16 days of activism: Persisting challenges in addressing Gender Based Violence in Rwanda

Rwanda, as other countries worldwide is participating in the 16 days of activism against Gender Based Violence, a yearly campaign which starts from 25 November, the International Day for the Elimination of Violence against Women and ends on 10 December, Human Rights Day. The two dates were chosen to symbolically link violence against women and human rights and to emphasize that such violence is a violation of human rights. In Rwanda, this year’s campaign is being conducted as part of the National Anti Gender Based Violence and Child Abuse campaign launched by the Prime Minister in October 2016. 

The Government of Rwanda has demonstrated political will and commitment to eradicate any form of gender based violence and child abuse. Strong legal and policy frameworks were enacted and effective measures were adopted to ensure their effective implementation. Countrywide centers that provide comprehensive free-of-charge services to survivors of GBV are operational, including medical care, legal and psycho–social support. Strong collaboration among different institutions is evident in the country which includes security and justice organs. Anti-GBV directorates were established within the Rwanda National Police, Rwanda Defense Forces and National Public Prosecution Authority to support the implementation of the National Policy against Gender Based Violence.  

Despite the strong legal and policy framework that the government of Rwanda has put in place and robust implementation of policies that aim to eradicate GBV in Rwanda, GBV is still widespread in the country. Since 2010, data collected from the centers show that more than 2000 GBV cases (rape and defilement) are reported annually, highlighting persisting underlying causes of GBV that need to be addressed holistically and comprehensively.

Regarding service delivery to GBV survivors, only “1 Isange one stop center” is available per district and survivors sometimes have to travel long distances to reach these centers. In addition, the free-of charge services are only offered to survivors that are from the poorest of the poor, meaning that some people may not be able to afford some services required i.e. legal aid. In addition, there’s no DNA laboratory in Rwanda, thus, conviction and sentencing of GBV perpetrators can take time. According to NPPA, between 2003 and 2004, less than a half of GBV cases reported were investigated and sentenced (43% of child defilement cases and 36% of rape were investigated and sentenced during 2013-14).

According to Rwanda’s Ministry of Gender and Family Promotion, the challenges in the fight against GBV include limited reporting on GBV which affects timely response and thus compromising the quality of services delivered to GBV survivors. Limited reporting of GBV cases is linked to cultural beliefs and a mindset around GBV where some forms of violence done to women and girls are normalized. 

If physical GBV cases can go unreported, emotional violence is almost invisible. In addition, GBV cases reported and the data collected is mostly on physical forms of violence. Mental health in general is not integrated in the public health system. Emotional or physiological violence remains an undressed aspect of GBV. 

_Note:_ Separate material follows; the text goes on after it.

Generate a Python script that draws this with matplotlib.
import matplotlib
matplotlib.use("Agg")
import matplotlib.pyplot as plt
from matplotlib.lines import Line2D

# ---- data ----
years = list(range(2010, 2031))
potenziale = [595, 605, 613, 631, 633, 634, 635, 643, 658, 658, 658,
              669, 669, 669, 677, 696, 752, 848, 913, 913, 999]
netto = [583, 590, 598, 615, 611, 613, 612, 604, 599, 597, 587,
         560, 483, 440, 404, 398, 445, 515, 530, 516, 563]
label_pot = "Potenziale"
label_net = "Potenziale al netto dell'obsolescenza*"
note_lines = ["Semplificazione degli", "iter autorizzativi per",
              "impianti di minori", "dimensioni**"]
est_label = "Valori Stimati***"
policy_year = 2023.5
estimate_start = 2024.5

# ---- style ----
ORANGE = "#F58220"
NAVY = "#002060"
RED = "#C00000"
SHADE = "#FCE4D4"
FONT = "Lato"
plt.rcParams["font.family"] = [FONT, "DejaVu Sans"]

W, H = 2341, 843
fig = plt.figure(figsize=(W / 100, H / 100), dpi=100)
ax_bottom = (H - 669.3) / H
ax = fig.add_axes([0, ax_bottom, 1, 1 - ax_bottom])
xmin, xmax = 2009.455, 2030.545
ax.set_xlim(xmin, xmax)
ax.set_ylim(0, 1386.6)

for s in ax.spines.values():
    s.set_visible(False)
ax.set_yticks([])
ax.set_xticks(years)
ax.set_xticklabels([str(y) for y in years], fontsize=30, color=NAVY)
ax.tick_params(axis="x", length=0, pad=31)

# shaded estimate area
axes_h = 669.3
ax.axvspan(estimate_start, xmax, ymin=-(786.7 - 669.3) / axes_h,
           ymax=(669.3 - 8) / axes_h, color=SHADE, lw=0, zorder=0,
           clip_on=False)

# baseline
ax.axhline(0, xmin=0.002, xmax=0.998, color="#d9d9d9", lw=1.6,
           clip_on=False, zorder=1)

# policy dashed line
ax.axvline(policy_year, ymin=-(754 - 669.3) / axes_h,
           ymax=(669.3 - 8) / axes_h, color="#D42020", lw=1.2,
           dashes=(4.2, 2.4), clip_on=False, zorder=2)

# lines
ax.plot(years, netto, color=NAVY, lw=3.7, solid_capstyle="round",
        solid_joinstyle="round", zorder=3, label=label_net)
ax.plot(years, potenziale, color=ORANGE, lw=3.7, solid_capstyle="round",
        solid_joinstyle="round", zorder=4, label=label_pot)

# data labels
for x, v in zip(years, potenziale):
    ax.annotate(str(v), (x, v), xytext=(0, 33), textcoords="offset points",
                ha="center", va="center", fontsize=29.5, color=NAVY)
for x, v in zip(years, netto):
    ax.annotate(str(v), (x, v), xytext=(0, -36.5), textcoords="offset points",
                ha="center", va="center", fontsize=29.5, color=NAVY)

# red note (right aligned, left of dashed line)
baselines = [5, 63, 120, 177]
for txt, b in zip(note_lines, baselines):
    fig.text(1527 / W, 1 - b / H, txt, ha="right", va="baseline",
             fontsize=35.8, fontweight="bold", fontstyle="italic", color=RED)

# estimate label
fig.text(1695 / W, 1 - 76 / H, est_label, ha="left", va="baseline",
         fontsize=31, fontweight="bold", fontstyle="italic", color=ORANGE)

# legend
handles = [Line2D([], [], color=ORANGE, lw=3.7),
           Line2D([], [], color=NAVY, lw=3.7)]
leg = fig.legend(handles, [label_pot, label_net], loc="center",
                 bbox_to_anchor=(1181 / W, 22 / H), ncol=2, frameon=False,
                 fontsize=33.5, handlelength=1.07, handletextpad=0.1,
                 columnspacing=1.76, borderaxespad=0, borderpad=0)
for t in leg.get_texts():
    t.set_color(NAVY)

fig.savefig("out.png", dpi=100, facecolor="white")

Eradicating GBV in the Rwandan society will require continued commitment to evidence based policy implementation. This includes budget allocation to enable wider coverage in terms of free-of-charge services to a wider group that aren’t able to afford services; more centers decentralized at the lowest level possible to enable easier access; integration of rehabilitation services for GBV survivors and perpetrators; integration of mental health into the wider public health system; collection and analysis; collection of both quantitative and qualitative data to ensure capturing of magnitude of other forms of violence beyond physical violence; and lastly, continued community based programs to transform mindsets that tolerate GBV against women and girls and eradication of the rape culture.

Chantal Umuhoza is WICBT Project coordinator, PRO-FEMMES and member of RESURJ.